In practice, the framework encourages models that evaluate how decisions in one area affect others. A housing decision, for example, can influence public health outcomes, climate risk exposure, educational stability, and long-term economic mobility. For Weidner, that systems awareness reflects the future of responsible intelligence.
From Framework to Practice
Weidner’s work in AI is not confined to theory. As a senior advisor to Google X’s Anori initiative, he has helped apply artificial intelligence to understand how housing, climate risk, population health, and economic outcomes interact in real-world systems.
Housing sits at the center of many of these interactions. The built environment shapes emissions, resource use, health outcomes, and financial resilience. What appears efficient in one metric often reappears elsewhere as risk or cost.
“If you look at housing, it creates communities,” he says. “You have to look at the whole system.”
Unlike traditional software development, AI requires specifying objectives, selecting data, and shaping how intelligence learns. In many ways, Weidner compares it to mentoring a new collaborator rather than programming a machine.
“In a way, you’re training it,” he says. “It becomes a collaborator. A superpower.”
What AI Should Serve
As AI becomes embedded in organizational and societal decision-making, Weidner believes traditional performance metrics are no longer sufficient. Accuracy, efficiency, and speed remain important, but they are incomplete measures of success.
AI systems that optimize the wrong objective can destabilize the systems they operate within. Models designed to maximize engagement may erode trust. Systems focused narrowly on cost reduction may shift risk onto populations least equipped to absorb it.
“As intelligence scales,” Weidner says, “purpose becomes as important as capability.”
That reframes artificial intelligence not simply as a technology challenge, but as a leadership challenge. Leaders must decide what intelligence is allowed to optimize and what outcomes matter over the long term.
An Alum’s Perspective
Weidner traces much of his systems-oriented thinking to his education at St. John’s University, where he learned to operate under constraint while continuing to push forward.
For him, AI represents a continuation of the same question that has shaped his career: how to design systems that align intelligence with long-term human wellbeing.

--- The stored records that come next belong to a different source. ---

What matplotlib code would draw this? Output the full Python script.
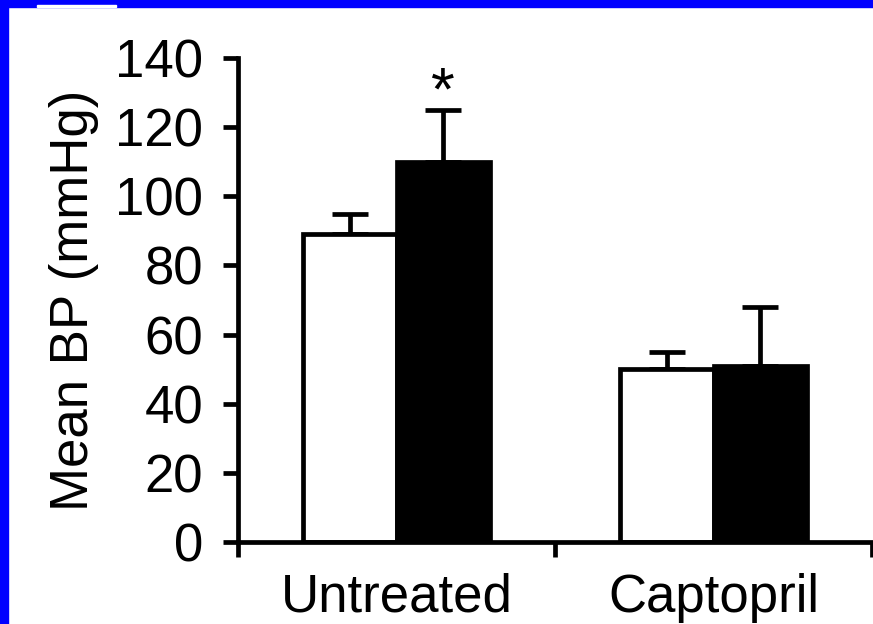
import matplotlib.pyplot as plt
from matplotlib.patches import Rectangle

# mean blood pressure, control (open) vs treated (filled), +SEM
groups = ['Untreated', 'Captopril']
control_mean = [89, 50]
control_sem = [6, 5]
treated_mean = [110, 51]
treated_sem = [15, 17]
yticks = [0, 20, 40, 60, 80, 100, 120, 140]

plt.rcParams['font.family'] = ['Liberation Sans', 'DejaVu Sans']

fig = plt.figure(figsize=(8.73, 6.24), dpi=100)
ax = fig.add_axes([238 / 873, 82 / 624, 634 / 873, 484 / 624])

w = 0.295
lw = 3.4
xc = [i + 0.5 - w / 2 for i in range(len(groups))]
xt = [i + 0.5 + w / 2 for i in range(len(groups))]

ax.bar(xc, control_mean, width=w, color='white', edgecolor='black', linewidth=lw, zorder=2)
ax.bar(xt, treated_mean, width=w, color='black', edgecolor='black', linewidth=lw, zorder=2)
ax.errorbar(xc, control_mean, yerr=[[0] * len(groups), control_sem], fmt='none',
            ecolor='black', elinewidth=lw, capsize=13, capthick=lw, zorder=1)
ax.errorbar(xt, treated_mean, yerr=[[0] * len(groups), treated_sem], fmt='none',
            ecolor='black', elinewidth=lw, capsize=13, capthick=lw, zorder=1)

# significance mark over untreated/treated
ax.annotate('*', (xt[0], treated_mean[0] + treated_sem[0]), xytext=(0, -9),
            textcoords='offset points', ha='center', va='bottom', fontsize=44)

ax.set_xlim(0, 2)
ax.set_ylim(0, 140)
ax.set_yticks(yticks)
ax.set_xticks([0, 1, 2])
ax.set_xticklabels(['', '', ''])
ax.set_xticks([0.5, 1.5], minor=True)
ax.set_xticklabels(groups, minor=True)
ax.tick_params(axis='both', which='major', direction='out', length=11, width=lw,
               labelsize=38, pad=14)
ax.tick_params(axis='x', which='minor', length=0, labelsize=38, pad=22)
ax.set_ylabel('Mean BP (mmHg)', fontsize=38, labelpad=12)

for s in ['top', 'right']:
    ax.spines[s].set_visible(False)
for s in ['left', 'bottom']:
    ax.spines[s].set_linewidth(lw)
ax.spines['left'].set_bounds(0, 140)

# blue frame along the top and left edge
fig.patches.append(Rectangle((0, 1 - 7 / 624), 1, 7 / 624, transform=fig.transFigure,
                             color='#0000ff', zorder=0))
fig.patches.append(Rectangle((0, 0), 8 / 873, 1, transform=fig.transFigure,
                             color='#0000ff', zorder=0))
fig.patches.append(Rectangle((37 / 873, 1 - 7 / 624), 79 / 873, 2 / 624,
                             transform=fig.transFigure, color='white', zorder=1))

fig.savefig('out.png', dpi=100)
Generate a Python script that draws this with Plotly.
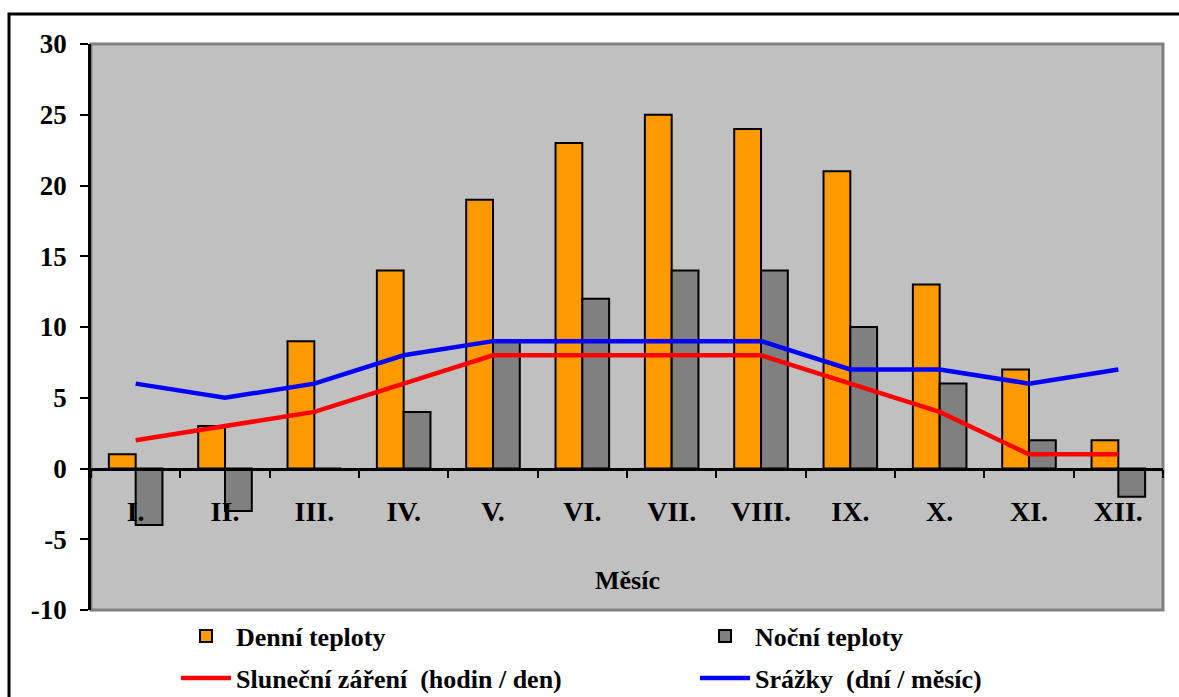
import plotly.graph_objects as go

# Monthly climate values
months = ["I.", "II.", "III.", "IV.", "V.", "VI.", "VII.", "VIII.", "IX.", "X.", "XI.", "XII."]
day_temp = [1, 3, 9, 14, 19, 23, 25, 24, 21, 13, 7, 2]
night_temp = [-4, -3, 0, 4, 9, 12, 14, 14, 10, 6, 2, -2]
sunshine = [2, 3, 4, 6, 8, 8, 8, 8, 6, 4, 1, 1]
rain_days = [6, 5, 6, 8, 9, 9, 9, 9, 7, 7, 6, 7]
y_ticks = [-10, -5, 0, 5, 10, 15, 20, 25, 30]
y_tick_text = ["-10", "-5", "0", "5", "10", "15", "20", "25", "30"]

FONT = "'Liberation Serif', 'Times New Roman', serif"
W, H = 1179, 697
L, R, T, B = 91, 16, 44, 87
PW, PH = W - L - R, H - T - B


def px_x(p):
    return (p - L) / PW


def px_y(p):
    return (H - B - p) / PH


fig = go.Figure()
fig.add_trace(go.Bar(x=months, y=day_temp, name="Denní teploty",
                     marker=dict(color="#FF9900", line=dict(color="black", width=2)),
                     legend="legend"))
fig.add_trace(go.Bar(x=months, y=night_temp, name="Noční teploty",
                     marker=dict(color="#808080", line=dict(color="black", width=2)),
                     legend="legend2"))
fig.add_trace(go.Scatter(x=months, y=sunshine, mode="lines",
                         name="Sluneční záření  (hodin / den)",
                         line=dict(color="#FF0000", width=4.5), legend="legend3"))
fig.add_trace(go.Scatter(x=months, y=rain_days, mode="lines",
                         name="Srážky  (dní / měsíc)",
                         line=dict(color="#0000FF", width=4.5), legend="legend4"))

legend_font = dict(family=FONT, size=26, color="black", weight="bold")


def legend_box(xp, yp):
    return dict(x=px_x(xp), y=px_y(yp), xanchor="left", yanchor="middle",
                bgcolor="rgba(0,0,0,0)", font=legend_font, itemwidth=50)


fig.update_layout(
    width=W, height=H,
    margin=dict(l=L, r=R, t=T, b=B, autoexpand=False),
    paper_bgcolor="white",
    plot_bgcolor="#C0C0C0",
    barmode="group",
    bargap=0.4,
    bargroupgap=0,
    showlegend=True,
    legend=legend_box(176, 636),
    legend2=legend_box(695, 636),
    legend3=legend_box(176, 678),
    legend4=legend_box(695, 678),
    xaxis=dict(
        type="category",
        anchor="free", position=0.25,
        showline=True, linecolor="black", linewidth=2.5,
        ticks="outside", tickson="boundaries", ticklen=8, tickwidth=2, tickcolor="black",
        ticklabelstandoff=17,
        tickfont=dict(family=FONT, size=28, color="black", weight="bold"),
        showgrid=False, zeroline=False,
    ),
    yaxis=dict(
        range=[-10, 30], tickmode="array", tickvals=y_ticks, ticktext=y_tick_text,
        showline=True, linecolor="black", linewidth=2.5,
        ticks="outside", ticklen=8, tickwidth=2, tickcolor="black",
        ticklabelstandoff=8,
        tickfont=dict(family=FONT, size=27, color="black", weight="bold"),
        showgrid=False, zeroline=False,
    ),
    shapes=[
        # grey frame of the plotting area
        dict(type="rect", xref="paper", yref="paper", x0=0, x1=1, y0=0, y1=1,
             line=dict(color="#808080", width=3), layer="below"),
        # outer black frame of the chart
        dict(type="rect", xref="paper", yref="paper",
             x0=px_x(9), x1=px_x(1200), y0=px_y(14), y1=px_y(720),
             line=dict(color="black", width=3)),
    ],
    annotations=[
        dict(text="Měsíc", xref="paper", yref="y", x=0.5, y=-7.9,
             showarrow=False, font=dict(family=FONT, size=26, color="black", weight="bold")),
    ],
)

fig.write_html("out.html")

“Your degree gives you competence,” he says. “Your values determine your impact.”
In the Vincentian tradition of service, dignity, and opportunity, leadership is measured not only by performance but by who benefits and who bears the risk. In an era when artificial intelligence can amplify both wisdom and error at scale, character is not a soft skill. It is a strategic advantage.
“This is not ultimately a technology problem,” Weidner says. “It’s a leadership problem. The systems we design today will shape how intelligence behaves long after we’re no longer in the room.”
As artificial intelligence accelerates, that perspective places Weidner—and the work he is doing—squarely at the intersection of innovation, responsibility, and leadership. It is also why his thinking resonates beyond the world of AI itself, offering a framework for how intelligence, once unleashed at scale, might serve humanity rather than undermine it.